Availability protection

  • Informative telemetry. Alerts, logs, metrics, and dashboards are continually refined, in order to increase their information value and describe operating conditions. Telemetry events can be modified and deployed by the on-call product team immediately.

  • Sufficient documentation. An on-call product team is highly motivated to create and maintain up-to-date architecture diagrams, alert threshold guides, configuration settings, and runbooks to operate their own digital services.

  • On-call satisfaction. Doing L1 support means on-call product team members can be compensated fairly for the inconvenience of out of hours support, and the disruption to their lives outside of work.

  • Adaptive architecture. Liability for out of hours callouts encourages an on-call product team to design digital services that can gracefully degrade on failure, with a small blast radius and minimal exposure to cascading downstream failures.

  • Low transition costs. An on-call product team has its digital services in a state of continual service transition. Operational features are continually added, and checks of operational readiness can be automated.

Availability restoration

  • Fast alert acknowledgement. Alerts take seconds or a few minutes to be acknowledged, because they are immediately routed to an on-call product team member without any handoffs.

  • Fast incident resolution.

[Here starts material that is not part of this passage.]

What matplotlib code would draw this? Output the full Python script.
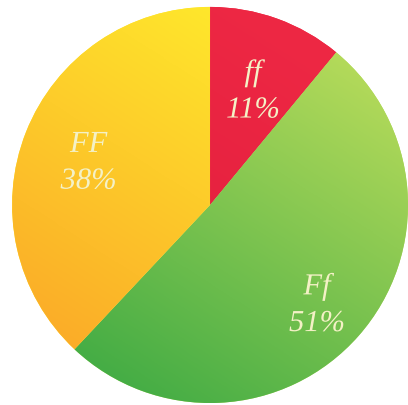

An incident takes minutes or hours to be resolved, as alerts are routed to a long-lived product team who intimately understand the failing digital service, have full access to live telemetry data, and are able to make immediate code changes if necessary.

  • Low number of callouts. An on-call product team liable for out of hours callouts is incentivised to fix intermittent alerts and low priority latent faults whenever they occur, and they have the ability to modify telemetry events and alert definitions as necessary.

  • Low to medium incident costs. An on-call product team able to add infrastructure capacity, deploy code changes, and roll back failed deployments whenever necessary is well placed to minimise incident costs and callout charges.

These restoration benefits produce a low opportunity cost per incident. Potential revenue loss and operational costs are significantly reduced by an on-call product team that consistently resolves a majority of incidents in minutes, rather than hours.

Learning culture

  • High quality insights. Splitting the post-incident process into independent investigations, group investigation, and action planning creates powerful insights into the human and technical factors, knowledge gaps, and operational surprises related to an incident. The diverse perspectives of different product team members provide valuable context, and nobody is blamed for their involvement in an incident.

  • Broad insight dissemination. On-call product teams are incentivised to collaborate on sharing incident findings between teams, so current and future team members can benefit from the newly acquired knowledge.

  • Fast time to improve. An improvement action takes hours or days to be implemented. Actions are added to the product backlog, and prioritised by the product manager like all planned work. On-call product teams have every reason to improve feature delivery and customer experience as quickly as possible, as they are liable for further out of hours callouts. This includes both high and low priority actions.

  • Nurture a learning organisation. Encouraging a growth mindset allows a learning organisation to slowly develop. Leaders who understand what it means to create a learning organisation are in a strong position to foster strong collaboration in turbulent markets and future crises.

  • Low run costs. The time taken to implement improvement actions is low. It's possible for a good idea in a post-incident review to be implemented that very same day, without any time-consuming handoffs to other teams.

We see these benefits as outcomes from the You Build It You Run It predisposition of acting on insights. On-call product teams have a growth mindset, in which flaws and mistakes are learning opportunities to be publicly shared across the organisation. This creates a virtuous circle.